Problem details: Leave out all pictures. Return exactly the lines from the top of the material through the line containing "const svgRef = useRef<SVGSVGElement>(null);".

Dataset extract:

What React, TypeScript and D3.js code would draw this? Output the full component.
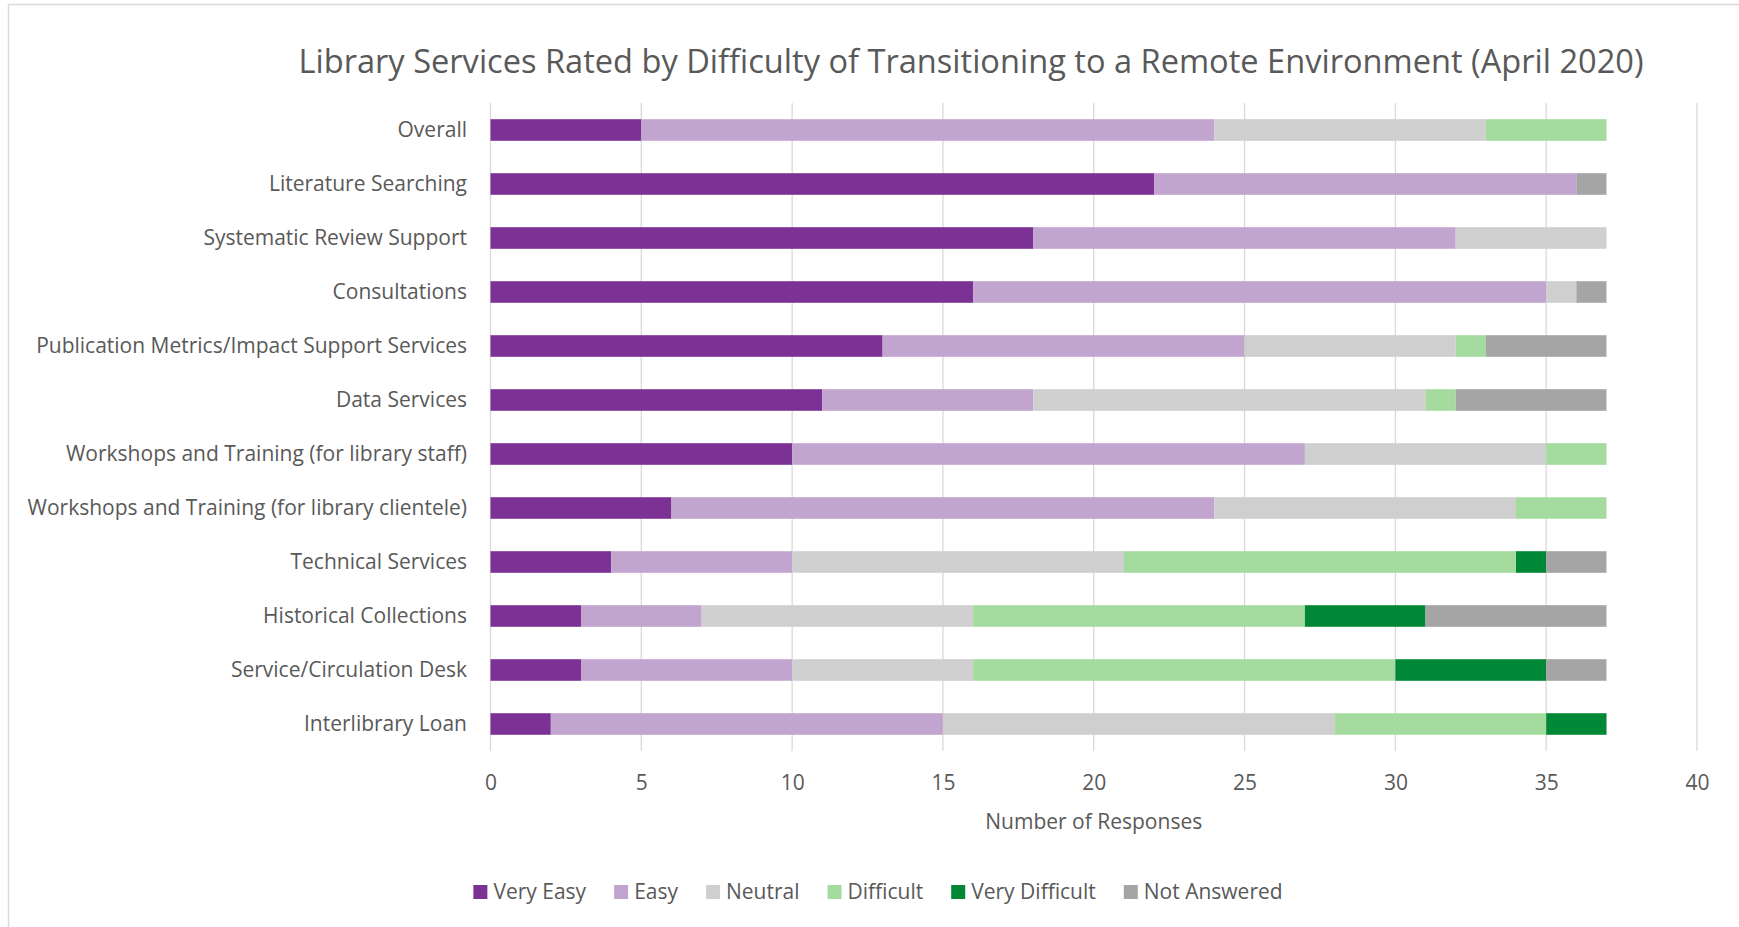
import React, { useRef, useEffect } from 'react';
import * as d3 from 'd3';

const categories = [
  'Overall',
  'Literature Searching',
  'Systematic Review Support',
  'Consultations',
  'Publication Metrics/Impact Support Services',
  'Data Services',
  'Workshops and Training (for library staff)',
  'Workshops and Training (for library clientele)',
  'Technical Services',
  'Historical Collections',
  'Service/Circulation Desk',
  'Interlibrary Loan',
];

const seriesNames = ['Very Easy', 'Easy', 'Neutral', 'Difficult', 'Very Difficult', 'Not Answered'];
const seriesColors = ['#7b3294', '#c2a5cf', '#d0cfcf', '#a6dba0', '#008837', '#a5a5a5'];

const veryEasy = [5, 22, 18, 16, 13, 11, 10, 6, 4, 3, 3, 2];
const easy = [19, 14, 14, 19, 12, 7, 17, 18, 6, 4, 7, 13];
const neutral = [9, 0, 5, 1, 7, 13, 8, 10, 11, 9, 6, 13];
const difficult = [4, 0, 0, 0, 1, 1, 2, 3, 13, 11, 14, 7];
const veryDifficult = [0, 0, 0, 0, 0, 0, 0, 0, 1, 4, 5, 2];
const notAnswered = [0, 1, 0, 1, 4, 5, 0, 0, 2, 6, 2, 0];

const xTicks = [0, 5, 10, 15, 20, 25, 30, 35, 40];

const title = 'Library Services Rated by Difficulty of Transitioning to a Remote Environment (April 2020)';
const xTitle = 'Number of Responses';

const App: React.FC = () => {
  const svgRef = useRef<SVGSVGElement>(null);

  useEffect(() => {
    document.body.style.margin = '0';
    const svg = d3.select(svgRef.current);
    svg.selectAll('*').remove();

    const width = 1739;
    const height = 927;
    const font = "'Open Sans', 'Noto Sans', sans-serif";
    const textColor = '#595959';
    const labelSize = 21;

    const values = [veryEasy, easy, neutral, difficult, veryDifficult, notAnswered];
    const rows = categories.map((c, i) => {
      const r: any = { category: c };
      seriesNames.forEach((s, j) => (r[s] = values[j][i]));
      return r;
    });
    const stacked = d3.stack<any>().keys(seriesNames)(rows);

    const x = d3.scaleLinear().domain([0, 40]).range([490.5, 1697]);
    const y = d3.scaleBand().domain(categories).range([103, 751]).paddingInner(0.6).paddingOuter(0.3);

    // chart border
    svg.append('rect')
      .attr('x', 8.5).attr('y', 4.5)
      .attr('width', width).attr('height', height)
      .attr('fill', 'white')
      .attr('stroke', '#d9d9d9')
      .attr('stroke-width', 1.5);

    // title
    svg.append('text')
      .attr('x', 971).attr('y', 73)
      .attr('text-anchor', 'middle')
      .attr('font-family', font)
      .attr('font-size', 32.6)
      .attr('fill', textColor)
      .text(title);

    // gridlines
    svg.append('g')
      .selectAll('line')
      .data(xTicks)
      .join('line')
      .attr('x1', d => x(d)).attr('x2', d => x(d))
      .attr('y1', 103).attr('y2', 751)
      .attr('stroke', '#d9d9d9')
      .attr('stroke-width', 1.3);

    // bars
    svg.append('g')
      .selectAll('g')
      .data(stacked)
      .join('g')
      .attr('fill', (_, i) => seriesColors[i])
      .selectAll('rect')
      .data(d => d)
      .join('rect')
      .attr('x', d => x(d[0]))
      .attr('y', d => y(d.data.category)!)
      .attr('width', d => x(d[1]) - x(d[0]))
      .attr('height', y.bandwidth());

    // x axis labels
    const xAxis = svg.append('g')
      .attr('transform', `translate(0,762)`)
      .call(d3.axisBottom(x).tickValues(xTicks).tickSize(0).tickPadding(0));
    xAxis.select('.domain').remove();
    xAxis.selectAll('text')
      .attr('dy', 0)
      .attr('y', 28)
      .attr('font-family', font)
      .attr('font-size', labelSize)
      .attr('fill', textColor);

    // y axis labels
    const yAxis = svg.append('g')
      .attr('transform', `translate(467,0)`)
      .call(d3.axisLeft(y).tickSize(0).tickPadding(0));
    yAxis.select('.domain').remove();
    yAxis.selectAll('text')
      .attr('font-family', font)
      .attr('font-size', labelSize)
      .attr('fill', textColor);

    // x axis title
    svg.append('text')
      .attr('x', (x(0) + x(40)) / 2).attr('y', 829)
      .attr('text-anchor', 'middle')
      .attr('font-family', font)
      .attr('font-size', labelSize)
      .attr('fill', textColor)
      .text(xTitle);

    // legend
    const legend = svg.append('g');
    let cursor = 0;
    seriesNames.forEach((s, i) => {
      const item = legend.append('g').attr('transform', `translate(${cursor},0)`);
      item.append('rect')
        .attr('x', 0).attr('y', 885)
        .attr('width', 14).attr('height', 14)
        .attr('fill', seriesColors[i]);
      const t = item.append('text')
        .attr('x', 20).attr('y', 899)
        .attr('font-family', font)
        .attr('font-size', labelSize)
        .attr('fill', textColor)
        .text(s);
      const w = (t.node() as SVGTextElement).getComputedTextLength();
      cursor += 20 + w + 28;
    });
    const total = cursor - 28;
    legend.attr('transform', `translate(${878 - total / 2},0)`);
  }, []);

  return <svg ref={svgRef} width={1739} height={927} style={{ display: 'block' }}></svg>;
};

export default App;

Response to this exercise:
What React, TypeScript and D3.js code would draw this? Output the full component.
import React, { useRef, useEffect } from 'react';
import * as d3 from 'd3';

const categories = [
  'Overall',
  'Literature Searching',
  'Systematic Review Support',
  'Consultations',
  'Publication Metrics/Impact Support Services',
  'Data Services',
  'Workshops and Training (for library staff)',
  'Workshops and Training (for library clientele)',
  'Technical Services',
  'Historical Collections',
  'Service/Circulation Desk',
  'Interlibrary Loan',
];

const seriesNames = ['Very Easy', 'Easy', 'Neutral', 'Difficult', 'Very Difficult', 'Not Answered'];
const seriesColors = ['#7b3294', '#c2a5cf', '#d0cfcf', '#a6dba0', '#008837', '#a5a5a5'];

const veryEasy = [5, 22, 18, 16, 13, 11, 10, 6, 4, 3, 3, 2];
const easy = [19, 14, 14, 19, 12, 7, 17, 18, 6, 4, 7, 13];
const neutral = [9, 0, 5, 1, 7, 13, 8, 10, 11, 9, 6, 13];
const difficult = [4, 0, 0, 0, 1, 1, 2, 3, 13, 11, 14, 7];
const veryDifficult = [0, 0, 0, 0, 0, 0, 0, 0, 1, 4, 5, 2];
const notAnswered = [0, 1, 0, 1, 4, 5, 0, 0, 2, 6, 2, 0];

const xTicks = [0, 5, 10, 15, 20, 25, 30, 35, 40];

const title = 'Library Services Rated by Difficulty of Transitioning to a Remote Environment (April 2020)';
const xTitle = 'Number of Responses';

const App: React.FC = () => {
  const svgRef = useRef<SVGSVGElement>(null);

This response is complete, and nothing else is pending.